Начинаю судорожно вспоминать. Леша? Женатый Леша?! Я и Леша? Я звонила? А-а-а-а! Не помню-у-у-у!!! А в трубку выдыхаю:
- Леши? Вы, наверное, ошиблись номером.
- Да нет, ничего я не ошиблась. Я жена Алексея! – таким тоном, вроде я совсем идиотка, но теперь даже мне все должно быть понятно.
- А я Юля…
- Да я знаю, у него ж записано в телефоне – Юля-журналистка! Алексея Игоревича я жена, тренера!
- Ах, тренера! Жена! Очень приятно вас слышать!
- Ну да. Так вот он за границей. Просил продиктовать вам номер тревел-сим, записывайте…
С тренером мы потом увиделись на интервью. Все-таки я правильно определила интонации голоса его супруги. Она заявилась под самый занавес, когда Алексей Игоревич рассказывал о том, как он счастлив в браке с 1974 года. Громко объявила, что никакая она ему не жена и продемонстрировала паспорт со штампиком о разводе 1993 года. Я даже не знаю, кто больше хотел провалиться под землю в тот момент – я или тренер…
А дома я завела себе сковородку для блинов. И радости моей нет придела. С икрой, творогом, апельсиновым джемом, медом… И сковородка все манит и манит тонким донышком, а тесто ложится ровным слоем само, и остановиться практически невозможно, затягивает. Блинная сковородка, как выяснилось, может заменить компьютер, компьютер с Интернетом и телевизор. Я даже не знаю, когда я отдыхаю больше – в отпуске или во время приготовления блинов
Отвлекаюсь я теперь только на чтение. Книга прошедшей недели – это, несомненно,
«Невыносимая легкость бытия» Милана Кундеры:
«Эстетическим идеалом категорического согласия с бытием есть мир, в котором говно отвергнуто и все ведут себя так, словно его не существует вовсе». Не смогла удержаться. Вот вам еще прекрасного«Французские интеллектуалы почувствовали себя обойденными и униженными. Поход в Камбоджу был их идеей, а тут вдруг объявились американцы и мало того, что с завидной естественностью стали всем верховодить, они еще и говорят по-английски, нисколько не заботясь о том, что иной француз или датчанин может не понимать их. Поскольку датчане давно забыли, что когда-то составляли нацию, французы были единственными из всех европейцев, кто решился выразить свой протест. Причем они были настолько принципиальны, что даже отказались протестовать по-английски и обратились к восседавшим на сцене американцам на родном языке. Американцы, не понимая ни слова, реагировали на их выступление лишь вежливыми и утвердительными улыбками. В конце концов французам ничего не оставалось, как выразить свое несогласие по-английски: “Почему собрание проходит исключительно на английском языке, тогда как в зале присутствуют и французы?”
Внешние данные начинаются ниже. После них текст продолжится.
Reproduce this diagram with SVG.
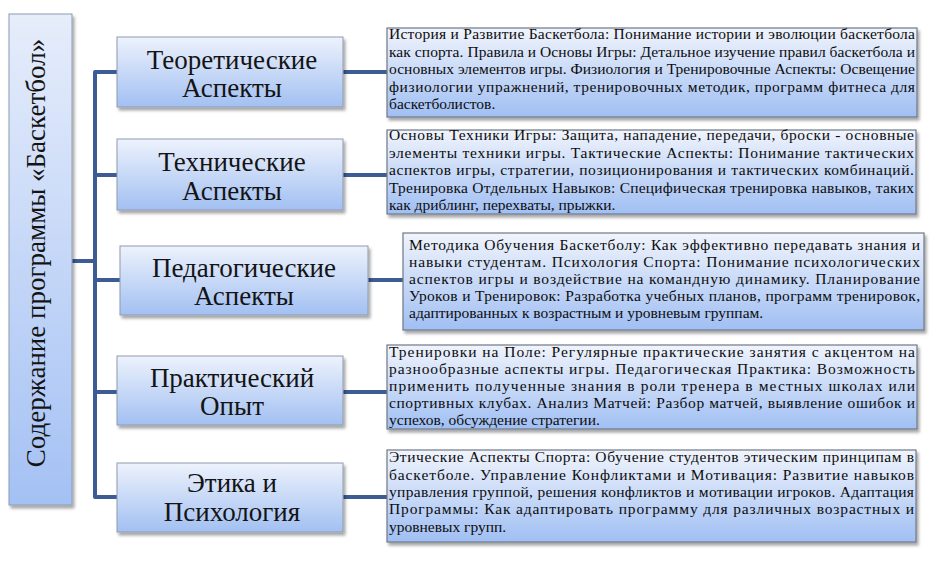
<svg xmlns="http://www.w3.org/2000/svg" width="945" height="571" viewBox="0 0 945 571">
<defs>
<linearGradient id="gMid" x1="0" y1="0" x2="0" y2="1">
<stop offset="0" stop-color="#edf2fc"/>
<stop offset="1" stop-color="#a2c0f2"/>
</linearGradient>
<linearGradient id="gDesc" x1="0" y1="0" x2="0" y2="1">
<stop offset="0" stop-color="#f0f4fc"/>
<stop offset="1" stop-color="#a0bff3"/>
</linearGradient>
<linearGradient id="gLeft" x1="0" y1="0" x2="0" y2="1">
<stop offset="0" stop-color="#e6edfb"/>
<stop offset="1" stop-color="#a4c1f4"/>
</linearGradient>
<filter id="sh" x="-10%" y="-10%" width="130%" height="130%">
<feDropShadow dx="2" dy="3" stdDeviation="1.8" flood-color="#000" flood-opacity="0.35"/>
</filter>
</defs>
<style>
.mid{fill:url(#gMid);stroke:#8e9bb0;stroke-width:1;filter:url(#sh)}
.desc{fill:url(#gDesc);stroke:#6e7889;stroke-width:1.2;filter:url(#sh)}
.left{fill:url(#gLeft);stroke:#8e9bb0;stroke-width:1;filter:url(#sh)}
.t1{font-family:"Liberation Serif","Times New Roman",serif;font-size:27px;fill:#141414;text-anchor:middle}
.t2{font-family:"Liberation Serif","Times New Roman",serif;font-size:15.5px;fill:#0d0d0d}
.tl{font-family:"Liberation Serif","Times New Roman",serif;font-size:27px;fill:#141414;text-anchor:middle}
.con{fill:none;stroke:#3d5c96;stroke-width:4;stroke-linejoin:round}
</style>
<rect width="945" height="571" fill="#fff"/>

<g id="connectors">
<path class="con" d="M72 261 H95"/>
<path class="con" d="M117 72 H95 V497 H117"/>
<path class="con" d="M95 175 H117"/>
<path class="con" d="M95 280 H120"/>
<path class="con" d="M95 392 H117"/>
<path class="con" d="M343 72 H387"/>
<path class="con" d="M343 175 H387"/>
<path class="con" d="M368 280 H403"/>
<path class="con" d="M343 392 H387"/>
<path class="con" d="M343 497 H387"/>
</g>

<g id="root">
<rect class="left" x="9" y="14" width="63" height="491"/>
<text class="tl" transform="translate(45,253) rotate(-90)">Содержание программы «Баскетбол»</text>
</g>

<g id="theory">
<rect class="mid" x="117" y="37" width="226" height="70"/>
<text class="t1" x="232" y="69">Теоретические</text>
<text class="t1" x="232" y="97">Аспекты</text>
</g>
<g id="tech">
<rect class="mid" x="117" y="139" width="226" height="71"/>
<text class="t1" x="232" y="171">Технические</text>
<text class="t1" x="232" y="200">Аспекты</text>
</g>
<g id="ped">
<rect class="mid" x="120" y="246" width="248" height="69"/>
<text class="t1" x="244" y="277">Педагогические</text>
<text class="t1" x="244" y="305">Аспекты</text>
</g>
<g id="pract">
<rect class="mid" x="117" y="356" width="226" height="69"/>
<text class="t1" x="232" y="387">Практический</text>
<text class="t1" x="232" y="415">Опыт</text>
</g>
<g id="ethics">
<rect class="mid" x="117" y="463" width="226" height="69"/>
<text class="t1" x="232" y="492">Этика и</text>
<text class="t1" x="232" y="521">Психология</text>
</g>

<g id="theory-desc">
<rect class="desc" x="387" y="28" width="530" height="89"/>
<text class="t2" x="389" y="39" textLength="526" lengthAdjust="spacing">История и Развитие Баскетбола: Понимание истории и эволюции баскетбола</text>
<text class="t2" x="389" y="56.5" textLength="526" lengthAdjust="spacing">как спорта. Правила и Основы Игры: Детальное изучение правил баскетбола и</text>
<text class="t2" x="389" y="74" textLength="526" lengthAdjust="spacing">основных элементов игры. Физиология и Тренировочные Аспекты: Освещение</text>
<text class="t2" x="389" y="91.5" textLength="526" lengthAdjust="spacing">физиологии упражнений, тренировочных методик, программ фитнеса для</text>
<text class="t2" x="389" y="109">баскетболистов.</text>
</g>
<g id="tech-desc">
<rect class="desc" x="387" y="130" width="529" height="84"/>
<text class="t2" x="389" y="140" textLength="525" lengthAdjust="spacing">Основы Техники Игры: Защита, нападение, передачи, броски - основные</text>
<text class="t2" x="389" y="157.5" textLength="525" lengthAdjust="spacing">элементы техники игры. Тактические Аспекты: Понимание тактических</text>
<text class="t2" x="389" y="175" textLength="525" lengthAdjust="spacing">аспектов игры, стратегии, позиционирования и тактических комбинаций.</text>
<text class="t2" x="389" y="192.5" textLength="525" lengthAdjust="spacing">Тренировка Отдельных Навыков: Специфическая тренировка навыков, таких</text>
<text class="t2" x="389" y="210">как дриблинг, перехваты, прыжки.</text>
</g>
<g id="ped-desc">
<rect class="desc" x="403" y="233" width="521" height="97"/>
<text class="t2" x="409" y="250" textLength="511" lengthAdjust="spacing">Методика Обучения Баскетболу: Как эффективно передавать знания и</text>
<text class="t2" x="409" y="267" textLength="511" lengthAdjust="spacing">навыки студентам. Психология Спорта: Понимание психологических</text>
<text class="t2" x="409" y="284" textLength="511" lengthAdjust="spacing">аспектов игры и воздействие на командную динамику. Планирование</text>
<text class="t2" x="409" y="301" textLength="511" lengthAdjust="spacing">Уроков и Тренировок: Разработка учебных планов, программ тренировок,</text>
<text class="t2" x="409" y="318">адаптированных к возрастным и уровневым группам.</text>
</g>
<g id="pract-desc">
<rect class="desc" x="387" y="345" width="530" height="84"/>
<text class="t2" x="389" y="357" textLength="526" lengthAdjust="spacing">Тренировки на Поле: Регулярные практические занятия с акцентом на</text>
<text class="t2" x="389" y="374" textLength="526" lengthAdjust="spacing">разнообразные аспекты игры. Педагогическая Практика: Возможность</text>
<text class="t2" x="389" y="391" textLength="526" lengthAdjust="spacing">применить полученные знания в роли тренера в местных школах или</text>
<text class="t2" x="389" y="408" textLength="526" lengthAdjust="spacing">спортивных клубах. Анализ Матчей: Разбор матчей, выявление ошибок и</text>
<text class="t2" x="389" y="425">успехов, обсуждение стратегии.</text>
</g>
<g id="ethics-desc">
<rect class="desc" x="387" y="450" width="529" height="92"/>
<text class="t2" x="389" y="462" textLength="525" lengthAdjust="spacing">Этические Аспекты Спорта: Обучение студентов этическим принципам в</text>
<text class="t2" x="389" y="479.5" textLength="525" lengthAdjust="spacing">баскетболе. Управление Конфликтами и Мотивация: Развитие навыков</text>
<text class="t2" x="389" y="497" textLength="525" lengthAdjust="spacing">управления группой, решения конфликтов и мотивации игроков. Адаптация</text>
<text class="t2" x="389" y="514" textLength="525" lengthAdjust="spacing">Программы: Как адаптировать программу для различных возрастных и</text>
<text class="t2" x="389" y="531.5">уровневых групп.</text>
</g>
</svg>
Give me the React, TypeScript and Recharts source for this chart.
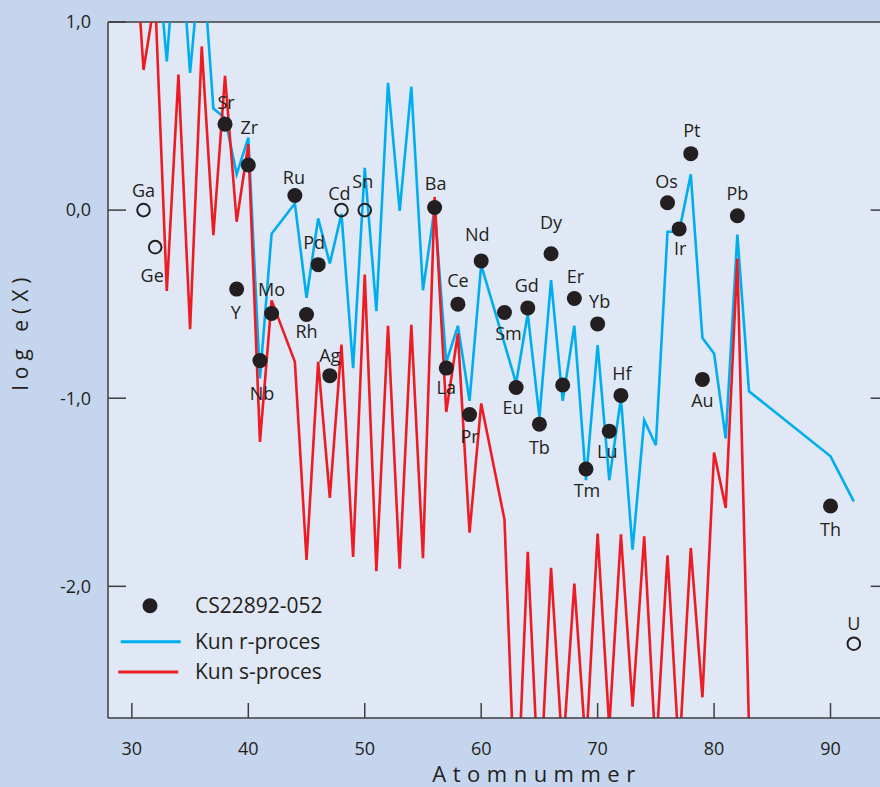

Американцы были крайне изумлены столь странным возражением, но, не переставая улыбаться, согласились с тем, чтобы все выступления давались на двух языках. Прежде чем продолжить собрание, пришлось долго искать переводчика. Теперь каждая фраза звучала по-английски и по-французски, так что собрание стало в два, если не более, раза дольше, ибо все французы, зная английский, прерывали переводчика, поправляли его и спорили с ним по каждому слову.
Собрание достигло своего апогея, когда на сцену взошла известная американская актриса. Ради нее в зал ввалилась большая толпа фотографов и операторов, и каждый слог, который она изрекала, сопровождался щелчком аппарата. Актриса говорила о страдающих детях, о варварстве коммунистической диктатуры, о праве человека на безопасность, об угрозе, нависшей над традиционными ценностями цивилизованного общества, о неприкосновенной свободе человеческой личности и о президенте Картере, который глубоко опечален тем, что творится в Камбодже. Последние слова она произнесла сквозь рыдания.
В эту минуту встал молодой французский врач с рыжими усами и начал выкрикивать:
— Мы здесь для того, чтобы идти лечить умирающих людей! Мы здесь не ради славы президента Картера! Мы не допустим, чтобы это стало обычным трюком американской пропаганды. Мы пришли сюда не протестовать против коммунизма, а лечить больных!
К усатому врачу в момент присоединились и другие французы. Напуганный переводчик уже не решался переводить то, что они говорили. И потому двадцать американцев снова смотрели на них с улыбкой, полной симпатии, и многие утвердительно кивали головой. Один даже поднял вверх кулак, поскольку знал, что европейцы любят поднимать свои кулаки в минуты коллективной эйфории».